■ Data block
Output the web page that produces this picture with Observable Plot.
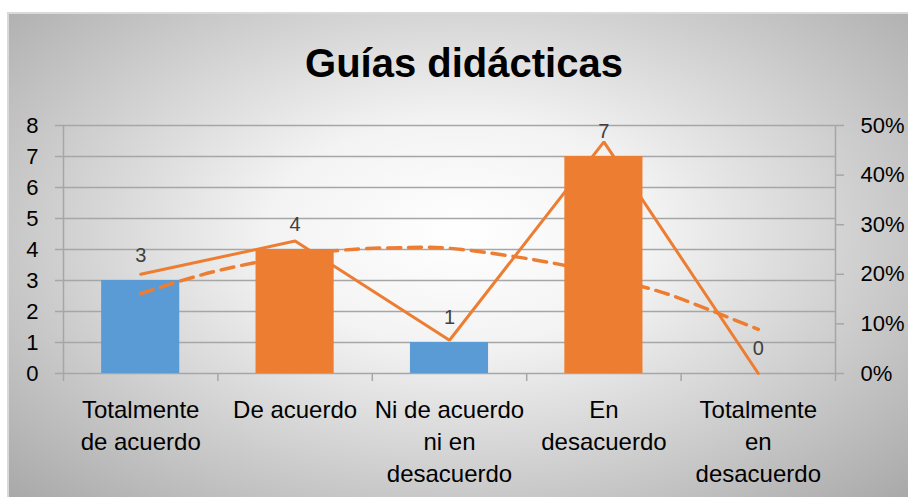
<!DOCTYPE html>
<html>
<head>
<meta charset="utf-8">
<script src="https://cdn.jsdelivr.net/npm/d3@7"></script>
<script src="https://cdn.jsdelivr.net/npm/@observablehq/plot@0.6"></script>
<style>
  html, body { margin: 0; padding: 0; background: #ffffff; }
  #wrap { position: relative; width: 908px; height: 497px; overflow: hidden; background: #ffffff; font-family: "Liberation Sans", Arial, sans-serif; }
  #bg { position: absolute; left: 7px; top: 12px; width: 905px; height: 490px; box-sizing: border-box;
        border: 2px solid #d9d9d9;
        background: radial-gradient(ellipse farthest-corner at 50% 45%, #ffffff 0%, #f3f3f3 30%, #a8a8a8 100%); }
  #title { position: absolute; left: 0; width: 928px; top: 41px; text-align: center; font-size: 40px; font-weight: bold; color: #000; }
  #chart { position: absolute; left: 0; top: 100px; }
</style>
</head>
<body>
<div id="wrap">
  <div id="bg"></div>
  <div id="title">Guías didácticas</div>
  <div id="chart"></div>
</div>
<script>
const categories = ["Totalmente de acuerdo", "De acuerdo", "Ni de acuerdo ni en desacuerdo", "En desacuerdo", "Totalmente en desacuerdo"];
const categoryLabels = ["Totalmente\nde acuerdo", "De acuerdo", "Ni de acuerdo\nni en\ndesacuerdo", "En\ndesacuerdo", "Totalmente\nen\ndesacuerdo"];
const counts = [3, 4, 1, 7, 0];
const barColors = ["#5B9BD5", "#ED7D31", "#5B9BD5", "#ED7D31", "#ED7D31"];
const percents = [0.20, 0.267, 0.067, 0.467, 0.0];
// dashed trend line (position in category units, percent)
const trendPos = [1, 1.35, 1.75, 2.28, 2.73, 3.08, 3.68, 4.0, 4.32, 4.58, 5];
const trendPct = [0.161, 0.195, 0.224, 0.248, 0.254, 0.250, 0.222, 0.196, 0.169, 0.141, 0.089];
const leftTicks = [0, 1, 2, 3, 4, 5, 6, 7, 8];
const rightTicks = [0, 0.1, 0.2, 0.3, 0.4, 0.5];
const PCT_SCALE = 8 / 0.5; // 50% on right axis aligns with 8 on left axis

const bars = categories.map((c, k) => ({pos: k + 1, cat: c, label: categoryLabels[k], v: counts[k], color: barColors[k], pct: percents[k]}));
const trend = trendPos.map((p, k) => ({pos: p, pct: trendPct[k]}));
const boundaries = d3.range(0, categories.length + 1).map(k => k + 0.5);
const halfBar = 0.253;

const gridColor = "#a6a6a6";
const orange = "#ED7D31";

const plot = Plot.plot({
  width: 908,
  height: 397,
  marginTop: 25,
  marginBottom: 124,
  marginLeft: 63,
  marginRight: 73,
  style: {background: "transparent", fontFamily: "'Liberation Sans', Arial, sans-serif", overflow: "visible"},
  x: {type: "linear", domain: [0.5, categories.length + 0.5], axis: null},
  y: {domain: [0, 8], axis: null},
  marks: [
    Plot.ruleY(leftTicks, {x1: 0.5, x2: categories.length + 0.5, y: d => d, stroke: gridColor, strokeWidth: 1.5}),
    Plot.axisY({anchor: "left", ticks: leftTicks, tickSize: 8, tickPadding: 17, stroke: gridColor, strokeWidth: 1.5, fill: "#000", strokeOpacity: 1, fontSize: 22, label: null}),
    Plot.axisY({anchor: "right", ticks: rightTicks.map(t => t * PCT_SCALE), tickSize: 8, tickPadding: 17, stroke: gridColor, strokeWidth: 1.5, fill: "#000", strokeOpacity: 1, fontSize: 22, label: null,
      tickFormat: d => Math.round(d / PCT_SCALE * 100) + "%"}),
    Plot.axisX({ticks: boundaries, tickSize: 8, stroke: gridColor, strokeWidth: 1.5, strokeOpacity: 1, tickFormat: () => "", label: null}),
    Plot.ruleX([0.5, categories.length + 0.5], {y1: 0, y2: 8, stroke: gridColor, strokeWidth: 1.5}),
    Plot.rectY(bars, {x1: d => d.pos - halfBar, x2: d => d.pos + halfBar, y1: 0, y2: "v", fill: "color"}),
    Plot.line(trend, {x: "pos", y: d => d.pct * PCT_SCALE, stroke: orange, strokeWidth: 3.5, strokeDasharray: "13,8", curve: "natural"}),
    Plot.line(bars, {x: "pos", y: d => d.pct * PCT_SCALE, stroke: orange, strokeWidth: 3, strokeLinejoin: "miter"}),
    Plot.text(bars, {x: "pos", y: "v", text: d => String(d.v), dy: -25, fill: "#404040", fontSize: 20}),
    Plot.text(bars, {x: "pos", y: 0, text: "label", dy: 22, lineAnchor: "top", lineHeight: 1.33, fill: "#000", fontSize: 24})
  ]
});
document.getElementById("chart").appendChild(plot);
</script>
</body>
</html>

■ Requirement
Scan the material above. Extract every line in which the word "with" occurs.

■ Exercise response
Output the web page that produces this picture with Observable Plot.
const PCT_SCALE = 8 / 0.5; // 50% on right axis aligns with 8 on left axis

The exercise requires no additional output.